Mais le véritable spectacle commence au rappel, qui d’ailleurs n’évolue pas vraiment au fur et à mesure des années – c’était le même en 2010, Hummer en moins -. De retour sur scène, l’album Antidotes reprend les choses en mains, et le concert prend une autre dimension. The French Open, complètement revisitée pour l’occasion, rouvre les hostilités et fait bouger la salle, avant de lancer définitivement le groupe à cœur perdu dans la fabuleuse Two Step Twice étirée à n’en plus finir pour laisser libre court à Yannis Philippakis et lui permettre de se balader dans la salle, de long en large sans oublier de prendre les escaliers pour rendre visite aux spectateurs de l’étage. Quel finish ! On entendra le public reprendre les fameux « Papala papala » de la chanson, avant que Foals ne mettent définitivement fin au spectacle.

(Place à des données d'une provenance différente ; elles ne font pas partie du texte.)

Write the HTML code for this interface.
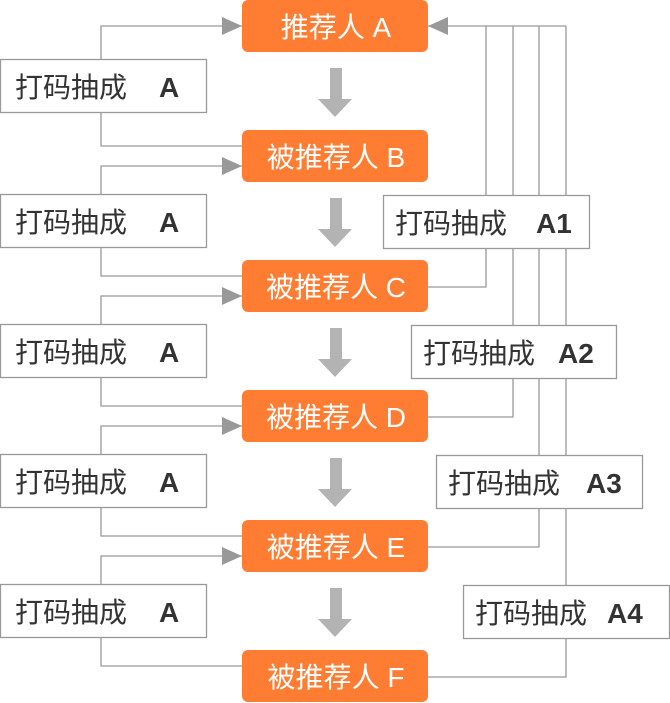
<!DOCTYPE html>
<html><head><meta charset="utf-8"><style>html,body{margin:0;padding:0;background:#fff}svg{display:block}</style></head>
<body>
<svg width="670" height="703" viewBox="0 0 670 703" xmlns="http://www.w3.org/2000/svg" font-family="'Liberation Sans','Noto Sans CJK SC',sans-serif">
<defs>
<marker id="ar" markerWidth="20" markerHeight="18" refX="20" refY="9" orient="auto" markerUnits="userSpaceOnUse"><path d="M0,0 L20,9 L0,18 Z" fill="#999"/></marker>
</defs>
<g stroke="#999" stroke-width="1.3" fill="none">
<polyline points="101,59 101,26 242,26" marker-end="url(#ar)"/>
<polyline points="101,112 101,146 242,146"/>
<polyline points="101,194 101,166 242,166" marker-end="url(#ar)"/>
<polyline points="101,247 101,276 242,276"/>
<polyline points="101,324 101,296 242,296" marker-end="url(#ar)"/>
<polyline points="101,377 101,406 242,406"/>
<polyline points="101,454 101,426 242,426" marker-end="url(#ar)"/>
<polyline points="101,507 101,536 242,536"/>
<polyline points="101,584 101,556 242,556" marker-end="url(#ar)"/>
<polyline points="101,637 101,666 242,666"/>
<polyline points="566,26 428,26" marker-end="url(#ar)"/>
<line x1="486" y1="26" x2="486" y2="195"/>
<line x1="513" y1="26" x2="513" y2="325"/>
<line x1="539" y1="26" x2="539" y2="455"/>
<line x1="566" y1="26" x2="566" y2="585"/>
<polyline points="486,248 486,287 428,287"/>
<polyline points="513,378 513,417 428,417"/>
<polyline points="539,508 539,547 428,547"/>
<polyline points="566,638 566,677 428,677"/>
</g>
<g fill="#b3b3b3">
<path d="M330,68 h12 v31 h10 l-17,18 l-17,-18 h12 z"/>
<path d="M330,198 h12 v31 h10 l-17,18 l-17,-18 h12 z"/>
<path d="M330,328 h12 v31 h10 l-17,18 l-17,-18 h12 z"/>
<path d="M330,458 h12 v31 h10 l-17,18 l-17,-18 h12 z"/>
<path d="M330,588 h12 v31 h10 l-17,18 l-17,-18 h12 z"/>
</g>
<g fill="#ff7d33">
<rect x="242" y="0" width="186" height="52" rx="6"/>
<rect x="242" y="130" width="186" height="52" rx="6"/>
<rect x="242" y="260" width="186" height="52" rx="6"/>
<rect x="242" y="390" width="186" height="52" rx="6"/>
<rect x="242" y="520" width="186" height="52" rx="6"/>
<rect x="242" y="650" width="186" height="52" rx="6"/>
</g>
<g fill="#fff" font-size="28" text-anchor="middle">
<text x="336" y="37">推荐人 A</text>
<text x="336" y="167">被推荐人 B</text>
<text x="336" y="297">被推荐人 C</text>
<text x="336" y="427">被推荐人 D</text>
<text x="336" y="557">被推荐人 E</text>
<text x="336" y="687">被推荐人 F</text>
</g>
<g fill="#fff" stroke="#999" stroke-width="1.3">
<rect x="0.5" y="59.5" width="206" height="53"/>
<rect x="0.5" y="194.5" width="206" height="53"/>
<rect x="0.5" y="324.5" width="206" height="53"/>
<rect x="0.5" y="454.5" width="206" height="53"/>
<rect x="0.5" y="584.5" width="206" height="53"/>
<rect x="383.5" y="195.5" width="206" height="53"/>
<rect x="411.5" y="325.5" width="205" height="53"/>
<rect x="436.5" y="455.5" width="206" height="53"/>
<rect x="463.5" y="585.5" width="206" height="53"/>
</g>
<g fill="#333" font-size="28">
<text x="15" y="97">打码抽成</text><text x="159" y="97" font-weight="bold">A</text>
<text x="15" y="232">打码抽成</text><text x="159" y="232" font-weight="bold">A</text>
<text x="15" y="362">打码抽成</text><text x="159" y="362" font-weight="bold">A</text>
<text x="15" y="492">打码抽成</text><text x="159" y="492" font-weight="bold">A</text>
<text x="15" y="622">打码抽成</text><text x="159" y="622" font-weight="bold">A</text>
<text x="395" y="233">打码抽成</text><text x="536" y="233" font-weight="bold">A1</text>
<text x="423" y="363">打码抽成</text><text x="558" y="363" font-weight="bold">A2</text>
<text x="448" y="493">打码抽成</text><text x="586" y="493" font-weight="bold">A3</text>
<text x="475" y="623">打码抽成</text><text x="607" y="623" font-weight="bold">A4</text>
</g>
</svg>
</body></html>
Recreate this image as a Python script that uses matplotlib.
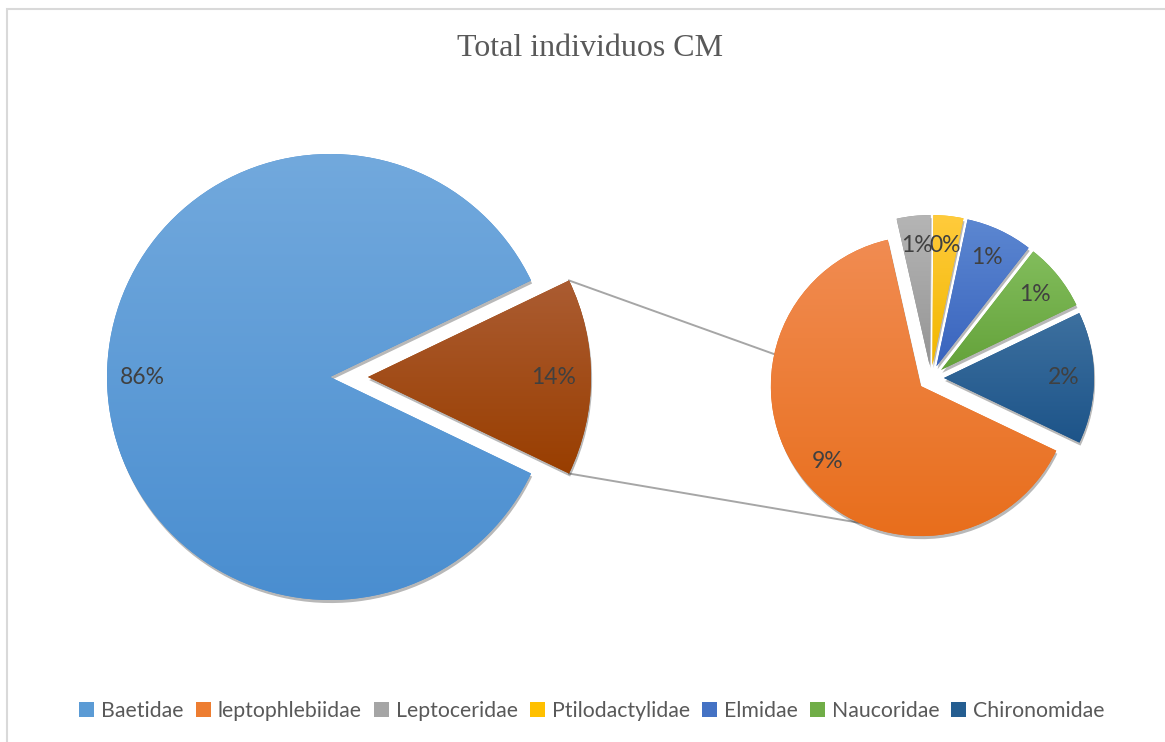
import numpy as np
import matplotlib
matplotlib.use("Agg")
import matplotlib.pyplot as plt
from matplotlib.patches import Patch, Rectangle
import matplotlib.patheffects as pe
from matplotlib.colors import to_rgb

# ---------------- data ----------------
title = "Total individuos CM"
primary_label = "Baetidae"
primary_value = 86.0
secondary_labels = ["leptophlebiidae", "Leptoceridae", "Ptilodactylidae",
                    "Elmidae", "Naucoridae", "Chironomidae"]
secondary_values = [9.2, 0.52, 0.46, 1.03, 1.05, 2.03]

# ---------------- style ----------------
primary_colors = [("#72A9DD", "#4A8ED0"),   # Baetidae
                  ("#AB5C32", "#993E00")]   # Other (split)
secondary_colors = [("#F18C52", "#E86E1C"),
                    ("#B5B5B5", "#959595"),
                    ("#FFCB3C", "#F2B700"),
                    ("#5C87D1", "#3964BE"),
                    ("#82BD5C", "#64A23A"),
                    ("#3D709F", "#1D5489")]
legend_colors = ["#5B9BD5", "#ED7D31", "#A5A5A5", "#FFC000",
                 "#4472C4", "#70AD47", "#255E91"]

W, H = 1165, 742
fig = plt.figure(figsize=(W / 100, H / 100), dpi=100)
ax = fig.add_axes([0, 0, 1, 1])

total = primary_value + sum(secondary_values)
other = sum(secondary_values)
other_deg = other / total * 360.0

# primary pie
w1, _ = ax.pie([other, primary_value], startangle=-other_deg / 2,
               counterclock=True, radius=223, center=(330, 365),
               explode=[38, 0], wedgeprops=dict(linewidth=0))
# secondary pie
w2, _ = ax.pie(secondary_values, startangle=-25.5, counterclock=False,
               radius=150, center=(931, 364), explode=[13] * 6,
               wedgeprops=dict(linewidth=0))

shadow = [pe.SimplePatchShadow(offset=(0.8, -2.2), shadow_rgbFace="k", alpha=0.28),
          pe.Normal()]


def grad_fill(w, top, bot):
    w.set_facecolor(bot)
    w.set_path_effects(shadow)
    ext = w.get_patch_transform().transform_path(w.get_path()).get_extents()
    t = np.linspace(0, 1, 256)[:, None, None]
    img = (1 - t) * np.array(to_rgb(top))[None, None, :] + t * np.array(to_rgb(bot))[None, None, :]
    im = ax.imshow(img, extent=[ext.x0, ext.x1, ext.y0, ext.y1], origin="upper",
                   aspect="auto", interpolation="bilinear", zorder=3)
    im.set_clip_path(w)


for w in list(w1) + list(w2):
    w.set_zorder(2)

grad_fill(w1[1], *primary_colors[0])
grad_fill(w1[0], *primary_colors[1])
for w, (a, b) in zip(w2, secondary_colors):
    grad_fill(w, a, b)

# percentage labels
def put_label(w, value, frac=0.8):
    mid = np.deg2rad((w.theta1 + w.theta2) / 2)
    cx, cy = w.center
    x = cx + frac * w.r * np.cos(mid)
    y = cy + frac * w.r * np.sin(mid)
    ax.text(x, y, f"{value / total * 100:.0f}%", ha="center", va="center",
            fontsize=16.5, color="#404040", family="Lato", zorder=6)

put_label(w1[1], primary_value, 0.84)
put_label(w1[0], other, 0.83)
for w, v in zip(w2, secondary_values):
    put_label(w, v, 0.8)

# connector lines
ow = w1[0]
sw = w2[0]
for a_other, a_sec in [(ow.theta2, 167.7), (ow.theta1, 245.6)]:
    p0 = (ow.center[0] + ow.r * np.cos(np.deg2rad(a_other)),
          ow.center[1] + ow.r * np.sin(np.deg2rad(a_other)))
    p1 = (sw.center[0] + sw.r * np.cos(np.deg2rad(a_sec)),
          sw.center[1] + sw.r * np.sin(np.deg2rad(a_sec)))
    ax.plot([p0[0], p1[0]], [p0[1], p1[1]], color="#A6A6A6", lw=1.4, zorder=1)

# title
ax.text(590, H - 49, title, ha="center", va="center", fontsize=23,
        color="#595959", family="Liberation Serif")

# chart border
ax.add_patch(Rectangle((7, -30), 1300, H - 9 + 30, fill=False,
                       edgecolor="#D9D9D9", lw=1.5, zorder=0))

# legend
handles = [Patch(facecolor=c, edgecolor="none") for c in legend_colors]
labels = [primary_label] + secondary_labels
leg = ax.legend(handles, labels, loc="center", bbox_to_anchor=(592 / W, (H - 711) / H),
                ncol=7, frameon=False, handlelength=0.72, handleheight=0.72,
                handletextpad=0.33, columnspacing=0.55, borderpad=0,
                prop=dict(family="Lato", size=15.3), labelcolor="#595959")

ax.set_xlim(0, W)
ax.set_ylim(0, H)
ax.set_aspect("auto")
ax.axis("off")
fig.savefig("out.png", dpi=100)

C’est cependant un peu partagé qu’on ressort de la salle. Certes, Foals est resté fidèle à lui même avec encore une prestation scénique incroyable. Mais des reproches subsistent. S’il était entendu que les Anglais joueraient surtout les dernières compositions, il est tout de même regrettable de ne pas avoir eu la chance de réentendre les tubes que sont Cassius, Olympic Airways ou encore Electric Bloom. De plus, le groupe avaient jusque là l’habitude de surprendre le public avec des chansons non créditées sur des albums comme Hummer, XXXXX ou encore Mathletics, ce qui n’a pas été le cas ce soir. On regrette donc ce manque de générosité, les Anglais auraient également pu rallonger de quelques titres leur prestation. Dommage car tous les éléments étaient rassemblés pour faire de ce concert quelque chose de grand.
Mais on gardera malgré tout une note positive. Car mine de rien, un concert de Foals secoue pas mal. Et malgré le temps qui passe et les douleurs dans le dos, on partage, on vibre, on chante, on vit. Ca fait du bien, et finalement on s’en souviendra avec un sourire aux lèvres.